- Nickname: Fissi
- Born: 12 October 1980 (age 45) Berlin, Germany
- Height: 162 cm (5 ft 4 in)

Gymnastics career
- Discipline: Rhythmic gymnastics
- Country represented: Germany
- Club: TV Wattenscheid
- Head coach: Carmen Weber
- Assistant coach: Livia Medilanski
- Former coaches: Daniela Wollenhaupt, Barbara Rothenburg
- Retired: yes

= Jeanine Fissler =

German gymnast (born 1980)

Jeanine Fissler (born 12 October 1980) is a retired German rhythmic gymnast. She was part of the national senior group.

== Biography ==
Fissler started as an artistic gymnast as one of her mom's sisters was involved with the sport and began training her, she later switch to rhythmic. Her breakthrough came in 1994/95 with the first individual successes at the North German Championships. In 1996 she entered the national senior group, competing at the 1998 World Championships in Seville along Selma Neuhaus, Susan Benicke, Anna Nölder, Anne Jung and Ellen Jackël, they finished 14th in the All-Around and 8th with 6 balls.

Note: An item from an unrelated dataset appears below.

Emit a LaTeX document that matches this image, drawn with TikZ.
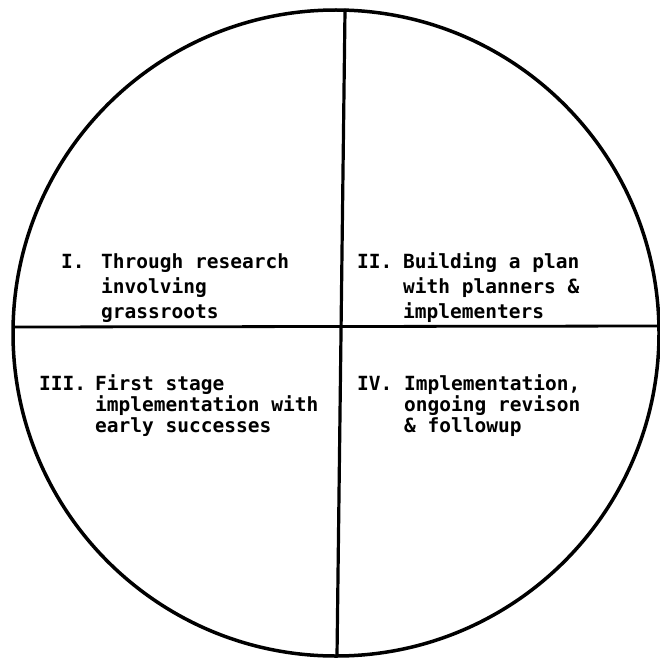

In 1999 she became the group's captain, in May she took 6th place in the All-Around, 5th place with 5 pair of clubs and 4th with 3 ribbons and 2 hoops with the group at the European Championships. At the World Championships in Osaka they were 5th in the All-Around, 5th with 10 clubs and 7th with 3 ribbons and 2 hoops, thus qualifying for the following year's Olympics. At the time she lived in Bochum, with the Ülengin family, along her teammate Annika Seibel.

Jeanine and her teammates Friederike Arlt, Susan Benike, Selma Neuhaus, Jessica Schumacher and Annika Seibel achieved a surprising fourth place at the 2000 Sydney Olympics, this was the best ever rhythmic gymnastics result in German Olympic history.

Fissler later became a graduated sports coach by profession and founded her own gymnastics talent school at Berlin.